__THE PROBLEM__. Give the material once more, word for word, without any images.

__DATA SECTION__.

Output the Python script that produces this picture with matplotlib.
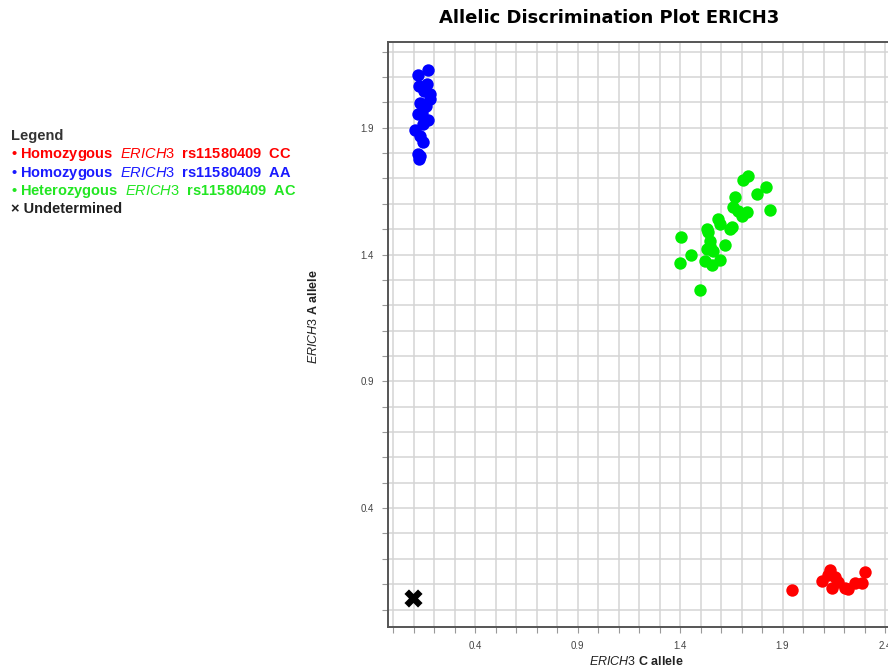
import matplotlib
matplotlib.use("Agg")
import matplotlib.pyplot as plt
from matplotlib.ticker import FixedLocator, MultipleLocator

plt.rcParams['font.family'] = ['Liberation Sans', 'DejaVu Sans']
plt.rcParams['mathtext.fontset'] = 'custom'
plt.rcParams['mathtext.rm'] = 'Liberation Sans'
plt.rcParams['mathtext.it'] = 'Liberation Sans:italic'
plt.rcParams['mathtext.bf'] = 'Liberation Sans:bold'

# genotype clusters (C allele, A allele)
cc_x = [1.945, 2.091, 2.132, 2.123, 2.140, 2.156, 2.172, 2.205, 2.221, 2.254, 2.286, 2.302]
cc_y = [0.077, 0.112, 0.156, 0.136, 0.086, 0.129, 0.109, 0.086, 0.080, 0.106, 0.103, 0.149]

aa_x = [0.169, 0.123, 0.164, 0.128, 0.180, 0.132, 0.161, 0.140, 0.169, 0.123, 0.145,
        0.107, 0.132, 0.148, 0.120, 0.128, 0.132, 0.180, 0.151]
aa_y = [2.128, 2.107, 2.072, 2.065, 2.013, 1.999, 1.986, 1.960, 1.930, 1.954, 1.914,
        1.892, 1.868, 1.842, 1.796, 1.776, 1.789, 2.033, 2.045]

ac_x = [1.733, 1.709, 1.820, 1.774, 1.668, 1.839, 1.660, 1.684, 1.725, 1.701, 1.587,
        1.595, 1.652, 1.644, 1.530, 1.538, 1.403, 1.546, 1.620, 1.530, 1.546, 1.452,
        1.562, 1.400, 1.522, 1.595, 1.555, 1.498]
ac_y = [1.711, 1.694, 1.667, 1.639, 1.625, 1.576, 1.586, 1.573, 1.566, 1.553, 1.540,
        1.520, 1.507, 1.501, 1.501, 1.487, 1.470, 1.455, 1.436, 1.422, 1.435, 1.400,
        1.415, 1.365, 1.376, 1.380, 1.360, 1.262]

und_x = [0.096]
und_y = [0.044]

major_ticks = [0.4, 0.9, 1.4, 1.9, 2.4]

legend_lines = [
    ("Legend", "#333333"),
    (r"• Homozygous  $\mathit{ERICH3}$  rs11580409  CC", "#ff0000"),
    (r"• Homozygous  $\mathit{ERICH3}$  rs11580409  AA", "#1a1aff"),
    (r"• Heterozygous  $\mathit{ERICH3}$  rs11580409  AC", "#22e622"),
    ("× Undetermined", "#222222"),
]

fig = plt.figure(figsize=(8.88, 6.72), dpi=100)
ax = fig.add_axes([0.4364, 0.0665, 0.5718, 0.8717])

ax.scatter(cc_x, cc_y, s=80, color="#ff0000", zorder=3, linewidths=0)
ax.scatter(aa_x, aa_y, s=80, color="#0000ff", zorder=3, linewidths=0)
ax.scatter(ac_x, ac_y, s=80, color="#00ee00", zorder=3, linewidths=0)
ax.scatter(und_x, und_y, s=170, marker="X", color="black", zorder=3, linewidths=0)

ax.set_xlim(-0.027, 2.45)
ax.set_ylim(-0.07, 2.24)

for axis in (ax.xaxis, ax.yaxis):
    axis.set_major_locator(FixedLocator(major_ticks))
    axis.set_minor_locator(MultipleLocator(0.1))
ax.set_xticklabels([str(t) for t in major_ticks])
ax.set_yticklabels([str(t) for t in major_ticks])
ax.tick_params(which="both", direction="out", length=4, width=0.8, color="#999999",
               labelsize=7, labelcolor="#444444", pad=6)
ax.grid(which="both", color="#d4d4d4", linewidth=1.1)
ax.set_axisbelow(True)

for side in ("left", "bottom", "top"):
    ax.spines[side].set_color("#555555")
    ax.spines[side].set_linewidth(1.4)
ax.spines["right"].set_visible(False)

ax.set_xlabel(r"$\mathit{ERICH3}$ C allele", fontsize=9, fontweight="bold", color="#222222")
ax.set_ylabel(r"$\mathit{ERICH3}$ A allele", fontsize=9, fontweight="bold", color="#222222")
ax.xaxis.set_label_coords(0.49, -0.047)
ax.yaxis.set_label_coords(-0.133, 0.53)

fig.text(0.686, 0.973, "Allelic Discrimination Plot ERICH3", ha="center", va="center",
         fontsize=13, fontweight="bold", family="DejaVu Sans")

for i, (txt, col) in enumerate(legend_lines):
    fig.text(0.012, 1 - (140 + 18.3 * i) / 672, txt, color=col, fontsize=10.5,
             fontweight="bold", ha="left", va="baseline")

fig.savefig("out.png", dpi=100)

__SOLUTION TO THE EXERCISE__.
Output the Python script that produces this picture with matplotlib.
import matplotlib
matplotlib.use("Agg")
import matplotlib.pyplot as plt
from matplotlib.ticker import FixedLocator, MultipleLocator

plt.rcParams['font.family'] = ['Liberation Sans', 'DejaVu Sans']
plt.rcParams['mathtext.fontset'] = 'custom'
plt.rcParams['mathtext.rm'] = 'Liberation Sans'
plt.rcParams['mathtext.it'] = 'Liberation Sans:italic'
plt.rcParams['mathtext.bf'] = 'Liberation Sans:bold'

# genotype clusters (C allele, A allele)
cc_x = [1.945, 2.091, 2.132, 2.123, 2.140, 2.156, 2.172, 2.205, 2.221, 2.254, 2.286, 2.302]
cc_y = [0.077, 0.112, 0.156, 0.136, 0.086, 0.129, 0.109, 0.086, 0.080, 0.106, 0.103, 0.149]

aa_x = [0.169, 0.123, 0.164, 0.128, 0.180, 0.132, 0.161, 0.140, 0.169, 0.123, 0.145,
        0.107, 0.132, 0.148, 0.120, 0.128, 0.132, 0.180, 0.151]
aa_y = [2.128, 2.107, 2.072, 2.065, 2.013, 1.999, 1.986, 1.960, 1.930, 1.954, 1.914,
        1.892, 1.868, 1.842, 1.796, 1.776, 1.789, 2.033, 2.045]

ac_x = [1.733, 1.709, 1.820, 1.774, 1.668, 1.839, 1.660, 1.684, 1.725, 1.701, 1.587,
        1.595, 1.652, 1.644, 1.530, 1.538, 1.403, 1.546, 1.620, 1.530, 1.546, 1.452,
        1.562, 1.400, 1.522, 1.595, 1.555, 1.498]
ac_y = [1.711, 1.694, 1.667, 1.639, 1.625, 1.576, 1.586, 1.573, 1.566, 1.553, 1.540,
        1.520, 1.507, 1.501, 1.501, 1.487, 1.470, 1.455, 1.436, 1.422, 1.435, 1.400,
        1.415, 1.365, 1.376, 1.380, 1.360, 1.262]

und_x = [0.096]
und_y = [0.044]

major_ticks = [0.4, 0.9, 1.4, 1.9, 2.4]

legend_lines = [
    ("Legend", "#333333"),
    (r"• Homozygous  $\mathit{ERICH3}$  rs11580409  CC", "#ff0000"),
    (r"• Homozygous  $\mathit{ERICH3}$  rs11580409  AA", "#1a1aff"),
    (r"• Heterozygous  $\mathit{ERICH3}$  rs11580409  AC", "#22e622"),
    ("× Undetermined", "#222222"),
]

fig = plt.figure(figsize=(8.88, 6.72), dpi=100)
ax = fig.add_axes([0.4364, 0.0665, 0.5718, 0.8717])

ax.scatter(cc_x, cc_y, s=80, color="#ff0000", zorder=3, linewidths=0)
ax.scatter(aa_x, aa_y, s=80, color="#0000ff", zorder=3, linewidths=0)
ax.scatter(ac_x, ac_y, s=80, color="#00ee00", zorder=3, linewidths=0)
ax.scatter(und_x, und_y, s=170, marker="X", color="black", zorder=3, linewidths=0)

ax.set_xlim(-0.027, 2.45)
ax.set_ylim(-0.07, 2.24)

for axis in (ax.xaxis, ax.yaxis):
    axis.set_major_locator(FixedLocator(major_ticks))
    axis.set_minor_locator(MultipleLocator(0.1))
ax.set_xticklabels([str(t) for t in major_ticks])
ax.set_yticklabels([str(t) for t in major_ticks])
ax.tick_params(which="both", direction="out", length=4, width=0.8, color="#999999",
               labelsize=7, labelcolor="#444444", pad=6)
ax.grid(which="both", color="#d4d4d4", linewidth=1.1)
ax.set_axisbelow(True)

for side in ("left", "bottom", "top"):
    ax.spines[side].set_color("#555555")
    ax.spines[side].set_linewidth(1.4)
ax.spines["right"].set_visible(False)

ax.set_xlabel(r"$\mathit{ERICH3}$ C allele", fontsize=9, fontweight="bold", color="#222222")
ax.set_ylabel(r"$\mathit{ERICH3}$ A allele", fontsize=9, fontweight="bold", color="#222222")
ax.xaxis.set_label_coords(0.49, -0.047)
ax.yaxis.set_label_coords(-0.133, 0.53)

fig.text(0.686, 0.973, "Allelic Discrimination Plot ERICH3", ha="center", va="center",
         fontsize=13, fontweight="bold", family="DejaVu Sans")

for i, (txt, col) in enumerate(legend_lines):
    fig.text(0.012, 1 - (140 + 18.3 * i) / 672, txt, color=col, fontsize=10.5,
             fontweight="bold", ha="left", va="baseline")

fig.savefig("out.png", dpi=100)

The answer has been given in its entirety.